| Problem to solve |
An exact copy of all the data is required, with pictures left out.
((
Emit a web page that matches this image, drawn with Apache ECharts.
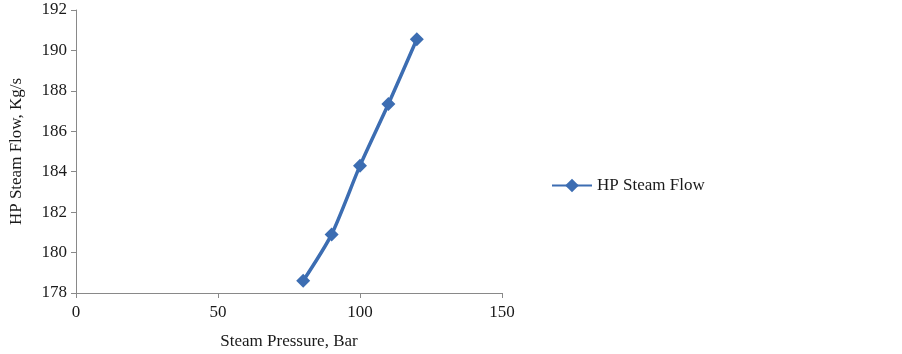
<!DOCTYPE html>
<html><head><meta charset="utf-8">
<script src="https://cdn.jsdelivr.net/npm/echarts@6/dist/echarts.min.js"></script>
<style>html,body{margin:0;padding:0;background:#fff}#c{width:902px;height:354px}</style>
</head><body><div id="c"></div>
<script>
const pressure = [80, 90, 100, 110, 120];
const flow = [178.6, 180.9, 184.3, 187.35, 190.55];
const seriesName = 'HP Steam Flow';
const xTitle = 'Steam Pressure, Bar';
const yTitle = 'HP Steam Flow, Kg/s';

const font = 'Liberation Serif';
const txt = '#1a1a1a';
const axisCol = '#898989';
const chart = echarts.init(document.getElementById('c'));
chart.setOption({
  animation: false,
  grid: {left: 76, right: 400, top: 10, bottom: 61, outerBoundsMode: 'none', containLabel: false},
  legend: {
    data: [seriesName], left: 546, top: 172, itemWidth: 40, itemHeight: 17, itemGap: 6,
    textStyle: {fontFamily: font, fontSize: 17, color: txt}
  },
  xAxis: {
    type: 'value', min: 0, max: 150, interval: 50,
    name: xTitle, nameLocation: 'middle', nameGap: 40,
    nameTextStyle: {fontFamily: font, fontSize: 17, color: txt},
    axisLine: {show: true, lineStyle: {color: axisCol}},
    axisTick: {show: true, length: 5, lineStyle: {color: axisCol}},
    axisLabel: {fontFamily: font, fontSize: 17, color: txt, margin: 11},
    splitLine: {show: false}
  },
  yAxis: {
    type: 'value', min: 178, max: 192, interval: 2,
    name: yTitle, nameLocation: 'middle', nameGap: 51,
    nameTextStyle: {fontFamily: font, fontSize: 17, color: txt},
    axisLine: {show: true, lineStyle: {color: axisCol}},
    axisTick: {show: true, length: 5, lineStyle: {color: axisCol}},
    axisLabel: {fontFamily: font, fontSize: 17, color: txt, margin: 9},
    splitLine: {show: false}
  },
  series: [{
    name: seriesName, type: 'line', smooth: 0.25,
    data: pressure.map((p, i) => [p, flow[i]]),
    symbol: 'diamond', symbolSize: 14,
    lineStyle: {color: '#3C6DB2', width: 3.5},
    itemStyle: {color: '#3C6DB2'}
  }]
});
</script></body></html>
))
| Solved problem |
Emit a web page that matches this image, drawn with Apache ECharts.
<!DOCTYPE html>
<html><head><meta charset="utf-8">
<script src="https://cdn.jsdelivr.net/npm/echarts@6/dist/echarts.min.js"></script>
<style>html,body{margin:0;padding:0;background:#fff}#c{width:902px;height:354px}</style>
</head><body><div id="c"></div>
<script>
const pressure = [80, 90, 100, 110, 120];
const flow = [178.6, 180.9, 184.3, 187.35, 190.55];
const seriesName = 'HP Steam Flow';
const xTitle = 'Steam Pressure, Bar';
const yTitle = 'HP Steam Flow, Kg/s';

const font = 'Liberation Serif';
const txt = '#1a1a1a';
const axisCol = '#898989';
const chart = echarts.init(document.getElementById('c'));
chart.setOption({
  animation: false,
  grid: {left: 76, right: 400, top: 10, bottom: 61, outerBoundsMode: 'none', containLabel: false},
  legend: {
    data: [seriesName], left: 546, top: 172, itemWidth: 40, itemHeight: 17, itemGap: 6,
    textStyle: {fontFamily: font, fontSize: 17, color: txt}
  },
  xAxis: {
    type: 'value', min: 0, max: 150, interval: 50,
    name: xTitle, nameLocation: 'middle', nameGap: 40,
    nameTextStyle: {fontFamily: font, fontSize: 17, color: txt},
    axisLine: {show: true, lineStyle: {color: axisCol}},
    axisTick: {show: true, length: 5, lineStyle: {color: axisCol}},
    axisLabel: {fontFamily: font, fontSize: 17, color: txt, margin: 11},
    splitLine: {show: false}
  },
  yAxis: {
    type: 'value', min: 178, max: 192, interval: 2,
    name: yTitle, nameLocation: 'middle', nameGap: 51,
    nameTextStyle: {fontFamily: font, fontSize: 17, color: txt},
    axisLine: {show: true, lineStyle: {color: axisCol}},
    axisTick: {show: true, length: 5, lineStyle: {color: axisCol}},
    axisLabel: {fontFamily: font, fontSize: 17, color: txt, margin: 9},
    splitLine: {show: false}
  },
  series: [{
    name: seriesName, type: 'line', smooth: 0.25,
    data: pressure.map((p, i) => [p, flow[i]]),
    symbol: 'diamond', symbolSize: 14,
    lineStyle: {color: '#3C6DB2', width: 3.5},
    itemStyle: {color: '#3C6DB2'}
  }]
});
</script></body></html>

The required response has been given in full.